Update, July 3, 3:02 p.m. ET:

Amid widespread protest due to his role in the poisoning of Flint’s water, former Michigan Governor Rick Synder has “turned down” a senior research fellowship at Harvard University’s John F. Kennedy School of Government. On July 3, shortly after 12:30 ET, he tweeted:


On Monday (July 1), one of the United’s States’ most highly regarded academic institutions welcomed a politician who is at the center of one of the country’s most insidious tragedies in recent history.

Rick Snyder, former Republican governor of Michigan, was seated on Monday as a senior research fellow at Harvard’s John F. Kennedy School of Government. In that role, Snyder will teach, study and write on subjects related to state and local government, reports The New York Times.

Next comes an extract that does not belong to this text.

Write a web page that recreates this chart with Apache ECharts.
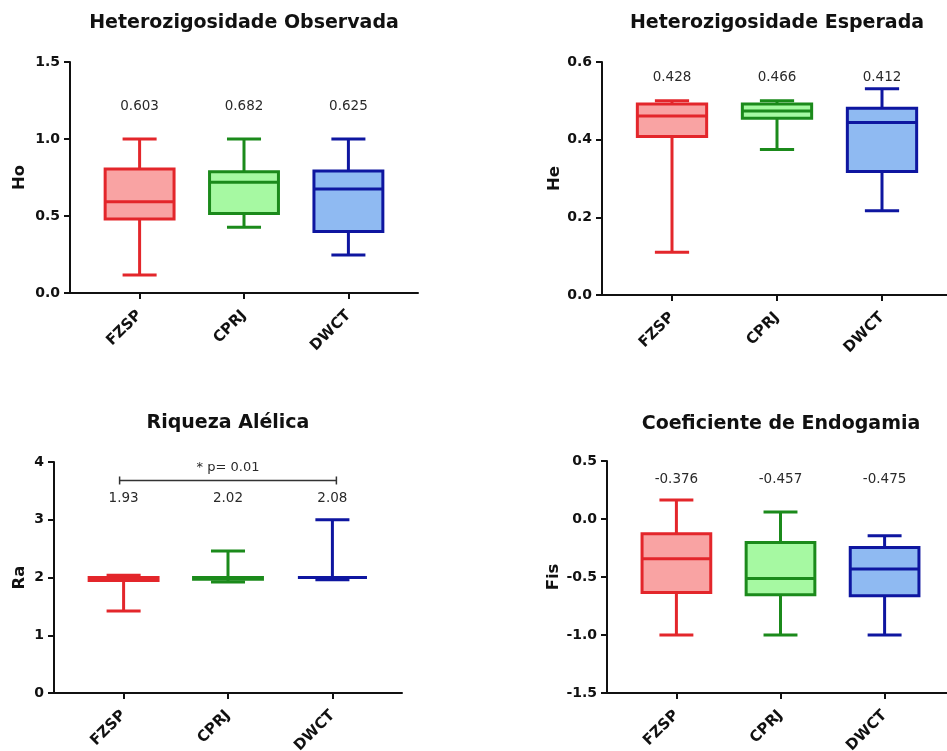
<!DOCTYPE html>
<html><head><meta charset="utf-8">
<script src="https://cdn.jsdelivr.net/npm/echarts@6/dist/echarts.min.js"></script>
<style>html,body{margin:0;padding:0;background:#fff}#c{width:947px;height:751px}</style>
</head><body><div id="c"></div><script>
// ---------- data ----------
const categories = ['FZSP', 'CPRJ', 'DWCT'];
// each box: [min, Q1, median, Q3, max]
const hoBoxes  = [[0.117, 0.480, 0.593, 0.805, 1.000], [0.427, 0.517, 0.719, 0.788, 1.000], [0.247, 0.400, 0.675, 0.792, 1.000]];
const hoMeans  = [0.603, 0.682, 0.625];
const heBoxes  = [[0.110, 0.408, 0.461, 0.492, 0.500], [0.375, 0.455, 0.474, 0.492, 0.500], [0.217, 0.318, 0.444, 0.481, 0.531]];
const heMeans  = [0.428, 0.466, 0.412];
const raBoxes  = [[1.42, 1.95, 1.98, 2.00, 2.04], [1.92, 1.97, 2.00, 2.00, 2.46], [1.96, 2.00, 2.00, 2.00, 3.00]];
const raMeans  = [1.93, 2.02, 2.08];
const fisBoxes = [[-1.000, -0.633, -0.343, -0.128, 0.164], [-1.000, -0.653, -0.513, -0.203, 0.061], [-1.000, -0.662, -0.432, -0.246, -0.145]];
const fisMeans = [-0.376, -0.457, -0.475];
const titles = ['Heterozigosidade Observada', 'Heterozigosidade Esperada', 'Riqueza Alélica', 'Coeficiente de Endogamia'];
const yNames = ['Ho', 'He', 'Ra', 'Fis'];
const yMins = [0, 0, 0, -1.5];
const yMaxs = [1.5, 0.6, 4, 0.5];
const yIntervals = [0.5, 0.2, 1, 0.5];
const sigPair = [1, 3];
const sigText = '* p= 0.01';

// ---------- styles / layout ----------
const strokeColors = ['#e3262b', '#1b8a1b', '#0e16a0'];
const fillColors = ['#f9a3a3', '#a6f9a2', '#8fbaf2'];
const grids = [
  { left: 70, top: 62, width: 348, height: 231 },
  { left: 602, top: 62, width: 350, height: 233 },
  { left: 54, top: 462, width: 348, height: 231 },
  { left: 607, top: 461, width: 347, height: 232 }
];
const titlePos = [[244, 23], [777, 23], [228, 423], [781, 424]];
const nameGaps = [42, 39, 26, 45];
const labelDecimals = [1, 1, 0, 1];
const meanDecimals = [3, 3, 2, 3];
const meanLevels = [1.21, 0.56, 3.37, 0.343];
const sigLevel = 3.68;

const panels = [
  { boxes: hoBoxes, means: hoMeans },
  { boxes: heBoxes, means: heMeans },
  { boxes: raBoxes, means: raMeans },
  { boxes: fisBoxes, means: fisMeans }
];

const FONT_B = 'DejaVu Sans';

function renderBox(params, api) {
  const i = params.dataIndex;
  const x = api.value(0);
  const mn = api.value(1), q1 = api.value(2), md = api.value(3), q3 = api.value(4), mx = api.value(5);
  const unit = api.size([1, 0])[0];
  const bw = unit * 0.66;
  const cw = unit * 0.326;
  const pMin = api.coord([x, mn]), pQ1 = api.coord([x, q1]), pMd = api.coord([x, md]), pQ3 = api.coord([x, q3]), pMax = api.coord([x, mx]);
  const cx = pMin[0];
  const sc = strokeColors[i], fc = fillColors[i];
  const ls = { stroke: sc, lineWidth: 3, lineCap: 'butt' };
  return {
    type: 'group',
    children: [
      { type: 'line', shape: { x1: cx, y1: pMax[1], x2: cx, y2: pMin[1] }, style: ls },
      { type: 'rect', shape: { x: cx - bw / 2, y: pQ3[1], width: bw, height: pQ1[1] - pQ3[1] }, style: { fill: fc, stroke: sc, lineWidth: 3 } },
      { type: 'line', shape: { x1: cx - bw / 2, y1: pMd[1], x2: cx + bw / 2, y2: pMd[1] }, style: ls },
      { type: 'line', shape: { x1: cx - cw / 2, y1: pMax[1], x2: cx + cw / 2, y2: pMax[1] }, style: ls },
      { type: 'line', shape: { x1: cx - cw / 2, y1: pMin[1], x2: cx + cw / 2, y2: pMin[1] }, style: ls }
    ]
  };
}

function makeMeanRenderer(dec) {
  return function (params, api) {
    const p = api.coord([api.value(0), api.value(1)]);
    return {
      type: 'text',
      x: p[0], y: p[1],
      style: { text: api.value(2).toFixed(dec), font: '13.5px "' + FONT_B + '"', fill: '#2a2a2a', textAlign: 'center', textVerticalAlign: 'middle' }
    };
  };
}

function renderSig(params, api) {
  const a = api.coord([api.value(0), api.value(2)]);
  const b = api.coord([api.value(1), api.value(2)]);
  const pad = 4;
  const st = { stroke: '#333', lineWidth: 1.5 };
  return {
    type: 'group',
    children: [
      { type: 'line', shape: { x1: a[0] - pad, y1: a[1], x2: b[0] + pad, y2: b[1] }, style: st },
      { type: 'line', shape: { x1: a[0] - pad, y1: a[1] - 4, x2: a[0] - pad, y2: a[1] + 4 }, style: st },
      { type: 'line', shape: { x1: b[0] + pad, y1: b[1] - 4, x2: b[0] + pad, y2: b[1] + 4 }, style: st },
      { type: 'text', x: (a[0] + b[0]) / 2, y: a[1] - 13, style: { text: sigText, font: '13px "' + FONT_B + '"', fill: '#2a2a2a', textAlign: 'center', textVerticalAlign: 'middle' } }
    ]
  };
}

const option = {
  backgroundColor: '#fff',
  animation: false,
  grid: [], xAxis: [], yAxis: [], series: [], graphic: []
};

panels.forEach((p, k) => {
  option.grid.push(Object.assign({ containLabel: false, outerBoundsMode: 'none' }, grids[k]));
  option.xAxis.push({
    type: 'value', gridIndex: k, min: 1 / 3, max: 11 / 3,
    splitLine: { show: false },
    axisLine: { onZero: false, lineStyle: { color: '#111', width: 2 } },
    axisTick: { show: true, customValues: [1, 2, 3], length: 6, lineStyle: { color: '#111', width: 2 } },
    axisLabel: {
      customValues: [1, 2, 3], rotate: 45, margin: 20,
      formatter: v => categories[Math.round(v) - 1] || '',
      fontFamily: FONT_B, fontWeight: 'bold', fontSize: 15, color: '#111'
    }
  });
  option.yAxis.push({
    type: 'value', gridIndex: k, min: yMins[k], max: yMaxs[k], interval: yIntervals[k],
    name: yNames[k], nameLocation: 'middle', nameGap: nameGaps[k],
    nameTextStyle: { fontFamily: FONT_B, fontWeight: 'bold', fontSize: 16.5, color: '#111' },
    splitLine: { show: false },
    axisLine: { show: true, onZero: false, lineStyle: { color: '#111', width: 2 } },
    axisTick: { show: true, length: 6, lineStyle: { color: '#111', width: 2 } },
    axisLabel: {
      margin: 10, fontFamily: FONT_B, fontWeight: 'bold', fontSize: 14, color: '#111',
      formatter: v => Number(v).toFixed(labelDecimals[k])
    }
  });
  option.series.push({
    type: 'custom', xAxisIndex: k, yAxisIndex: k, renderItem: renderBox,
    encode: { x: 0, y: [1, 2, 3, 4, 5] },
    data: p.boxes.map((b, i) => [i + 1].concat(b))
  });
  option.series.push({
    type: 'custom', xAxisIndex: k, yAxisIndex: k, renderItem: makeMeanRenderer(meanDecimals[k]),
    encode: { x: 0, y: 1 },
    data: p.means.map((m, i) => [i + 1, meanLevels[k], m])
  });
  option.graphic.push({
    type: 'text', x: titlePos[k][0], y: titlePos[k][1],
    style: { text: titles[k], font: 'bold 19px "' + FONT_B + '"', fill: '#111', textAlign: 'center', textVerticalAlign: 'middle' }
  });
});

option.series.push({
  type: 'custom', xAxisIndex: 2, yAxisIndex: 2, renderItem: renderSig,
  encode: { x: [0, 1], y: 2 },
  data: [[sigPair[0], sigPair[1], sigLevel]]
});

const chart = echarts.init(document.getElementById('c'), null, { renderer: 'canvas' });
chart.setOption(option);
</script></body></html>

Snyder, who left office in January, was governor when the Flint water crisis began in April 2014. An emergency manager that he appointed to run the majority Black city opted to switch the water source from the Great Lakes Water Authority to the Flint River to save money. The result was a doubling of the percentage of Flint children with elevated levels of lead in their blood, a decrease in fertility and an increase in infant deaths as a result of the lead. Twelve people died from Legionnaires’ disease linked to the toxic water, while approximately another 90 residents contracted it and lived—making it the third largest outbreak of Legionnaires’ in U.S. history.

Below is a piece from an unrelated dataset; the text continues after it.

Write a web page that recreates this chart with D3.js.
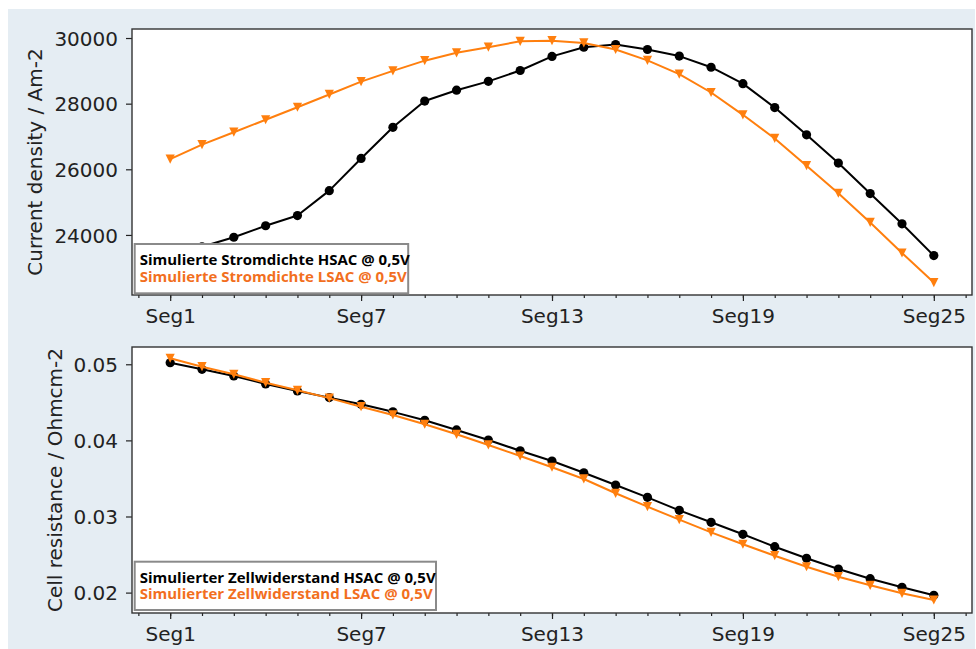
<!DOCTYPE html>
<html>
<head>
<meta charset="utf-8">
<script src="https://cdn.jsdelivr.net/npm/d3@7"></script>
<style>
  html, body { margin: 0; padding: 0; background: #ffffff; }
  svg { display: block; }
  .tick text { font-family: "DejaVu Sans", sans-serif; font-size: 20px; fill: #222; }
  .tick line { stroke: #222; stroke-width: 1.2; }
  .axis-title { font-family: "DejaVu Sans", sans-serif; font-size: 20px; fill: #222; }
  .legend-text { font-family: "Open Sans", sans-serif; font-weight: 700; font-size: 15px; }
</style>
</head>
<body>
<script>
// Segment categories along the cell
const segments = d3.range(1, 26).map(i => "Seg" + i);
const segTickLabels = ["Seg1", "Seg7", "Seg13", "Seg19", "Seg25"];

// Simulated current density per segment (A/m²)
const currentHSAC = [23250, 23640, 23930, 24280, 24590, 25350, 26330, 27280, 28080, 28410,
                     28680, 29010, 29440, 29720, 29800, 29650, 29450, 29110, 28610, 27880,
                     27050, 26190, 25260, 24340, 23370];
const currentLSAC = [26310, 26750, 27130, 27510, 27890, 28280, 28670, 29000, 29310, 29550,
                     29720, 29900, 29920, 29850, 29650, 29320, 28900, 28340, 27660, 26940,
                     26110, 25270, 24380, 23450, 22550];

// Simulated cell resistance per segment (Ohm cm²)
const resistHSAC = [0.0502, 0.04934, 0.04846, 0.04741, 0.04649, 0.04562, 0.04475, 0.04375, 0.04264, 0.04137,
                    0.04005, 0.03863, 0.03729, 0.03574, 0.03414, 0.03252, 0.03081, 0.02924, 0.02766, 0.02603,
                    0.02451, 0.0231, 0.02183, 0.0207, 0.01965];
const resistLSAC = [0.05079, 0.04968, 0.04869, 0.04758, 0.04658, 0.04555, 0.04443, 0.04334, 0.04212, 0.0408,
                    0.0394, 0.03795, 0.03647, 0.03493, 0.03305, 0.03129, 0.02958, 0.02792, 0.02635, 0.02485,
                    0.0234, 0.02209, 0.02096, 0.01991, 0.01903];

const currentTicks = [24000, 26000, 28000, 30000];
const resistTicks = [0.02, 0.03, 0.04, 0.05];

const W = 976, H = 649;
const svg = d3.select("body").append("svg").attr("width", W).attr("height", H);

// light figure background
svg.append("rect").attr("x", 8).attr("y", 9).attr("width", 967).attr("height", 640).attr("fill", "#e5edf3");

const left = 132, right = 972;
const x = d3.scaleLinear().domain([-1.2, 25.2]).range([left, right]);

function panel(cfg) {
  const g = svg.append("g");
  const y = d3.scaleLinear().domain(cfg.domain).range([cfg.bottom, cfg.top]);

  g.append("rect").attr("x", left).attr("y", cfg.top)
    .attr("width", right - left).attr("height", cfg.bottom - cfg.top)
    .attr("fill", "#ffffff");

  // x minor ticks at every segment (and one beyond each end)
  const minor = g.append("g").attr("transform", `translate(0,${cfg.bottom})`)
    .call(d3.axisBottom(x).tickValues(d3.range(-1, 26)).tickSize(3).tickFormat(""));
  minor.select(".domain").remove();

  // x major ticks with labels
  const major = g.append("g").attr("transform", `translate(0,${cfg.bottom})`)
    .call(d3.axisBottom(x)
      .tickValues(segTickLabels.map(s => segments.indexOf(s)))
      .tickSize(6).tickPadding(7.5)
      .tickFormat(i => segments[i]));
  major.select(".domain").remove();

  const yAxis = g.append("g").attr("transform", `translate(${left},0)`)
    .call(d3.axisLeft(y).tickValues(cfg.ticks).tickSize(6).tickPadding(8).tickFormat(cfg.fmt));
  yAxis.select(".domain").remove();
  yAxis.selectAll(".tick text").attr("dy", "0.36em");

  g.append("text").attr("class", "axis-title")
    .attr("transform", `translate(${cfg.titleX},${(cfg.top + cfg.bottom) / 2}) rotate(-90)`)
    .attr("text-anchor", "middle")
    .text(cfg.title);

  const plot = g.append("g");
  cfg.series.forEach(s => {
    const line = d3.line().x((d, i) => x(i)).y(d => y(d));
    plot.append("path").datum(s.values)
      .attr("fill", "none").attr("stroke", s.color).attr("stroke-width", 2)
      .attr("stroke-linejoin", "round").attr("d", line);
    const pts = plot.selectAll(null).data(s.values).enter();
    if (s.marker === "circle") {
      pts.append("circle").attr("cx", (d, i) => x(i)).attr("cy", d => y(d))
        .attr("r", 4.6).attr("fill", s.color);
    } else {
      pts.append("path")
        .attr("transform", (d, i) => `translate(${x(i)},${y(d)})`)
        .attr("d", "M-4.6,-4.6L4.6,-4.6L0,4.6Z").attr("fill", s.color);
    }
  });

  // frame
  g.append("rect").attr("x", left).attr("y", cfg.top)
    .attr("width", right - left).attr("height", cfg.bottom - cfg.top)
    .attr("fill", "none").attr("stroke", "#333").attr("stroke-width", 1.4);

  // legend box
  const lg = g.append("g");
  lg.append("rect").attr("x", cfg.legend.x).attr("y", cfg.legend.y)
    .attr("width", cfg.legend.w).attr("height", cfg.legend.h)
    .attr("fill", "#ffffff").attr("stroke", "#8a8a8a").attr("stroke-width", 2);
  cfg.series.forEach((s, k) => {
    lg.append("text").attr("class", "legend-text")
      .attr("x", cfg.legend.x + 5).attr("y", cfg.legend.y + 21 + k * 16.7)
      .attr("fill", s.legendColor).text(s.label);
  });
}

panel({
  top: 29, bottom: 295,
  domain: [22170, 30275],
  ticks: currentTicks, fmt: d3.format("d"),
  title: "Current density / Am-2", titleX: 41.5,
  legend: { x: 134.7, y: 244, w: 273.5, h: 49.3 },
  series: [
    { values: currentHSAC, color: "#000000", legendColor: "#000000", marker: "circle",
      label: "Simulierte Stromdichte HSAC @ 0,5V" },
    { values: currentLSAC, color: "#ff7f0e", legendColor: "#f26f1e", marker: "triangle",
      label: "Simulierte Stromdichte LSAC @ 0,5V" }
  ]
});

panel({
  top: 347, bottom: 613,
  domain: [0.01732, 0.05227],
  ticks: resistTicks, fmt: d3.format(".2f"),
  title: "Cell resistance / Ohmcm-2", titleX: 61.5,
  legend: { x: 134.7, y: 561.7, w: 301.3, h: 48.3 },
  series: [
    { values: resistHSAC, color: "#000000", legendColor: "#000000", marker: "circle",
      label: "Simulierter Zellwiderstand HSAC @ 0,5V" },
    { values: resistLSAC, color: "#ff7f0e", legendColor: "#f26f1e", marker: "triangle",
      label: "Simulierter Zellwiderstand LSAC @ 0,5V" }
  ]
});
</script>
</body>
</html>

Last month, search warrants were issued for the phone and hard drive Snyder used while in office, as part of a state investigation into the crisis. Also in June, NPR reported that state prosecutors dropped criminal charges against eight government officials implicated in the scandal so they could launch a new, expanded investigation.

According to CNN:

Harvard’s statement makes no mention of Snyder’s role in implementing and overseeing the law under which the emergency managers were appointed or the governor’s role in overseeing those state officials.

Professor Jeffrey Liebman [director of the Kennedy School’s Taubman Center for State and Local Government] commends Snyder in the statement for his “significant expertise in management, public policy and promoting civility.”

Many took to Twitter Monday using the hashtag #NoSnyderFellowship to call out the appointment as inappropriate and to demand that Harvard rescind it. Among them is Mari Copeny, who gained global recognition as “Little Miss Flint” for calling national attention to the crisis. Others urged people to sign a petition titled “Rescind Governor Snyder’s Harvard Kennedy School Fellowship.”